Hace 52 años, 10 meses y seis días mi madre pisó el aeropuerto José Martí de La Habana por primera vez. Allí, envuelta en toda la amargura que es posible tener y muchos de los miedos, embarcó en un vuelo que la llevaría, junto a mi padre y a mi hermano mayor, a España. Dejaba en Guantánamo a sus padres y a su hermana: no sabía si alguna vez volvería a verlos. Tampoco sabía si volvería a divisar la tierra que dejaba, su tierra. Nunca regresó.

Como tantos otros, prefirió el exilio, con su dureza extrema, con su nostalgia perenne, con su rabia profusa y enervante, a asfixiarse en su propio país, víctima de las enormes demencias de quienes dirigieron la Revolución de los Barbudos. Ahora que un presidente de Estados Unidos se halla en Cuba, 88 años después del último, me pregunto qué pensaría ella –qué pensarían tantos, todos los que soñaban, casi cada día, con volver y murieron antes de lograrlo–, al respecto.

Pero más allá de lo que pudieran sentir, me parece necesario sentenciar que los dictadores que han tenido apresado a su pueblo durante décadas, como ha sido, y sigue siendo, el caso de los Castro, no deberían tener el privilegio de estrechar la mano de quien representa al mundo libre.
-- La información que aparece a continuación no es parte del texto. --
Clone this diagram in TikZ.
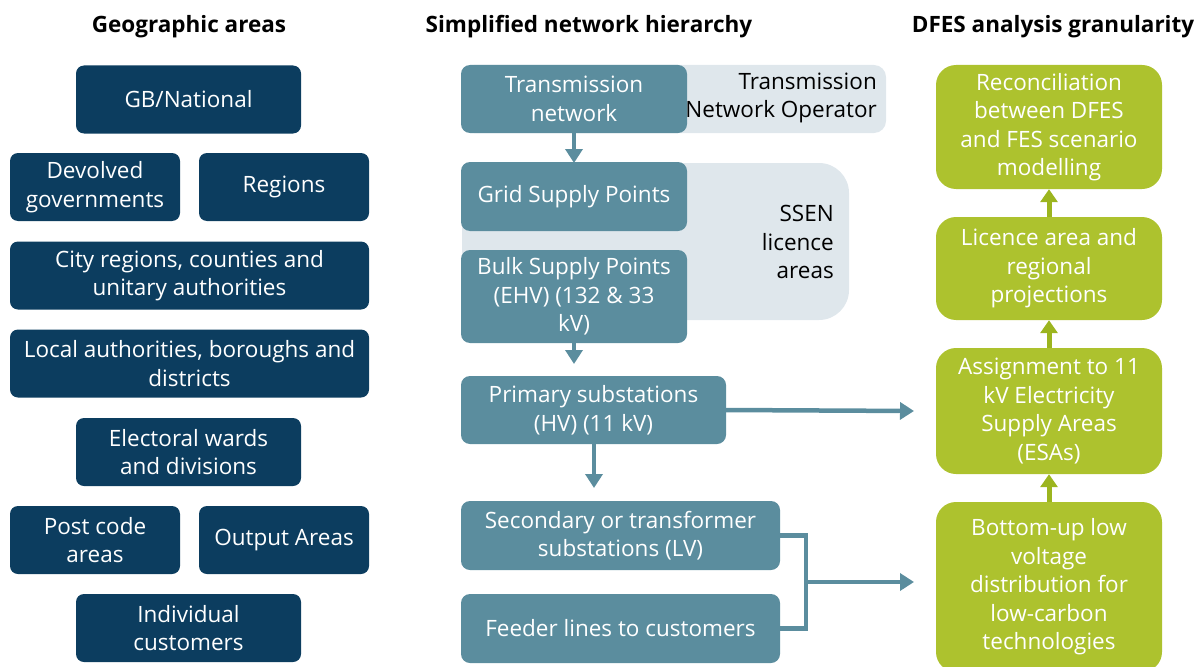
\documentclass[tikz,border=0pt]{standalone}
\usepackage{fontspec}
\setmainfont{Open Sans}
\usetikzlibrary{arrows.meta}
\definecolor{navy}{HTML}{0C3D5F}
\definecolor{teal}{HTML}{5B8D9E}
\definecolor{lightbg}{HTML}{DFE7EC}
\definecolor{lime}{HTML}{ADC22E}
\definecolor{limearrow}{HTML}{9CB51F}
\begin{document}
\begin{tikzpicture}[x=1pt,y=-1pt,
  every node/.style={font=\fontsize{22.5}{28.5}\selectfont, align=center, inner sep=0pt},
  navybox/.style={fill=navy, text=white, rounded corners=8pt},
  tealbox/.style={fill=teal, text=white, rounded corners=9pt},
  limebox/.style={fill=lime, text=white, rounded corners=20pt},
  hdr/.style={font=\fontsize{22.5}{26}\selectfont\bfseries},
  tarrow/.style={draw=teal, line width=4.5pt, -{Triangle[width=17pt,length=14pt]}},
  garrow/.style={draw=limearrow, line width=5pt, -{Triangle[width=17pt,length=13pt]}},
]
\useasboundingbox (0,0) rectangle (1198,666);
% headers
\node[hdr] (h1) at (189,27) {Geographic areas};
\node[hdr] (h2) at (589,27) {Simplified network hierarchy};
\node[hdr] (h3) at (1053,27) {DFES analysis granularity};
% left column
\node[navybox, minimum width=225pt, minimum height=68pt] (gb) at (188.5,99.5) {GB/National};
\node[navybox, minimum width=170pt, minimum height=68pt] (dev) at (95,187) {Devolved\\governments};
\node[navybox, minimum width=170pt, minimum height=68pt] (reg) at (284,187) {Regions};
\node[navybox, minimum width=359pt, minimum height=68pt] (city) at (189.5,275.5) {City regions, counties and\\unitary authorities};
\node[navybox, minimum width=359pt, minimum height=68pt] (local) at (189.5,363.5) {Local authorities, boroughs and\\districts};
\node[navybox, minimum width=225pt, minimum height=68pt] (ward) at (188.5,452) {Electoral wards\\and divisions};
\node[navybox, minimum width=170pt, minimum height=68pt] (post) at (95,540) {Post code\\areas};
\node[navybox, minimum width=170pt, minimum height=68pt] (out) at (284,540) {Output Areas};
\node[navybox, minimum width=225pt, minimum height=68pt] (ind) at (188.5,628) {Individual\\customers};
% middle backgrounds
\fill[lightbg, rounded corners=12pt] (462,65) rectangle (886,133);
\fill[lightbg, rounded corners=30pt] (462,163) rectangle (849,320);
\node[anchor=east, align=right] (tno) at (877,98) {Transmission\\Network Operator};
\node[anchor=east, align=right] (ssen) at (834,242) {SSEN\\licence\\areas};
% middle boxes
\node[tealbox, minimum width=226pt, minimum height=68pt] (tn) at (574,99) {Transmission\\network};
\node[tealbox, minimum width=226pt, minimum height=69pt] (gsp) at (574,196.5) {Grid Supply Points};
\node[tealbox, minimum width=226pt, minimum height=93pt] (bsp) at (574,296.5) {Bulk Supply Points\\(EHV) (132 \& 33\\kV)};
\node[tealbox, minimum width=265pt, minimum height=68pt] (prim) at (593.5,410) {Primary substations\\(HV) (11 kV)};
\node[tealbox, minimum width=319pt, minimum height=69pt] (sec) at (620.5,535.5) {Secondary or transformer\\substations (LV)};
\node[tealbox, minimum width=319pt, minimum height=69pt] (feed) at (620.5,628.5) {Feeder lines to customers};
% right boxes
\node[limebox, minimum width=226pt, minimum height=124pt] (rec) at (1049,127) {Reconciliation\\between DFES\\and FES scenario\\modelling};
\node[limebox, minimum width=226pt, minimum height=103pt] (lic) at (1049,268.5) {Licence area and\\regional\\projections};
\node[limebox, minimum width=226pt, minimum height=126pt] (asg) at (1049,411) {Assignment to 11\\kV Electricity\\Supply Areas\\(ESAs)};
\node[limebox, minimum width=226pt, minimum height=170pt] (bot) at (1049,587) {Bottom-up low\\voltage\\distribution for\\low-carbon\\technologies};
% connectors
\coordinate (a1) at (574,163);
\coordinate (a2) at (574,364);
\coordinate (a3) at (594,488);
\coordinate (a4) at (914,411);
\coordinate (a5) at (914,582);
\coordinate (j) at (806,582);
\draw[tarrow] (tn.south) -- (a1);
\draw[tarrow] (bsp.south) -- (a2);
\draw[tarrow] (prim.south) ++(0.5,0) -- (a3);
\draw[tarrow] (prim.east) -- (a4);
\draw[draw=teal, line width=4.5pt] (sec.east) -| (j) |- (feed.east);
\draw[tarrow] (j) -- (a5);
\draw[garrow] (bot.north) -- (asg.south);
\draw[garrow] (asg.north) -- (lic.south);
\draw[garrow] (lic.north) -- (rec.south);
\end{tikzpicture}
\end{document}
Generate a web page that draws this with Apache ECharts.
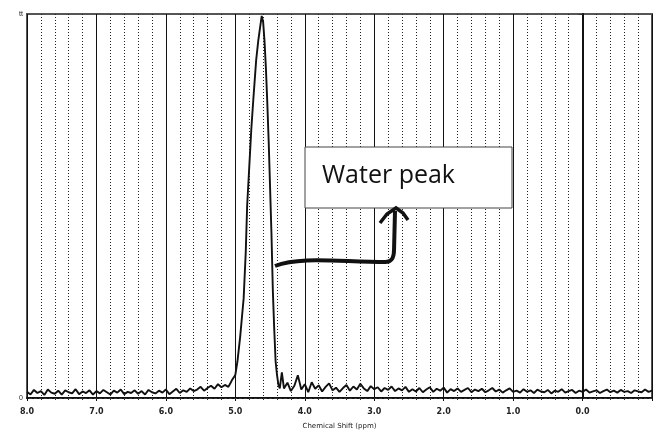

Claro que, simultáneamente, me invade la necesidad de apoyar cualquier medida pragmática que sirva para mejorar la vida de los cubanos, incluido ese hipócrita y esperanzador saludo entre Raúl y Obama.

Al mismo tiempo, considero que las personas que tuvieron que abandonar su país por razones políticas merecerían el urgente resarcimiento de su condena, la de vivir alejados de sus patrias, de sus familias, de todo aquello de lo que formaron parte, de sus raíces. La condena, máxima e incontestable, de vivir vidas que no deseaban. A los cubanos que se exiliaban y emprendían el arduo camino hacia una sociedad alejada de tiranos y déspotas, los que se quedaban les gritaban “¡gusanos!” en un agrio intento de humillarlos, poco antes de irse a bailar un guaguancó. Los que se fueron nunca obtuvieron reparación alguna. Ni por esa ofensa ni por todo lo que les quitaron: sus bienes materiales, su derecho a vivir en su territorio y su anhelo por hacer transitar sus vidas junto a la de sus familias.

Casi seis décadas después de una revolución que pretendió corregir los errores de Batista, y que solo logró cambiarlos por otros aún peores, el país continúa sumergido en el fango. Quizá, más que nunca. El amigo americano –amigo desde hace meses, solo-, puede ayudar de una manera decisiva, desde luego, a transformar el desasosiego económico ya casi crónico de los cubanos, al tiempo que las empresas norteamericanas se posicionan para recuperar al menos algunos de los trazos que convirtieron la isla en La Perla del Caribe, enriqueciéndose, sin duda, en el proceso.

La revolución cubana agoniza, y lo hace tendiendo una mano a Washington y la otra a Miami. Es más que una verdadera lástima -es toda una tragedia- que el régimen haya tardado más de medio siglo en comprender que el pueblo cubano merece mucho más de lo que los locos Barbudos le han ofrecido, y que la solución a sus múltiples miserias estaba, solamente, a 90 millas.

No sé qué pensaría mi madre, ni tantos exiliados que ya nunca regresarán a su isla, pero seguramente aplaudirían una visita que posiblemente significará el primer gran paso de un nuevo comienzo para Cuba y, al mismo tiempo, un paso firme e irreversible hacia el vacío para la fracasada revolución del 59.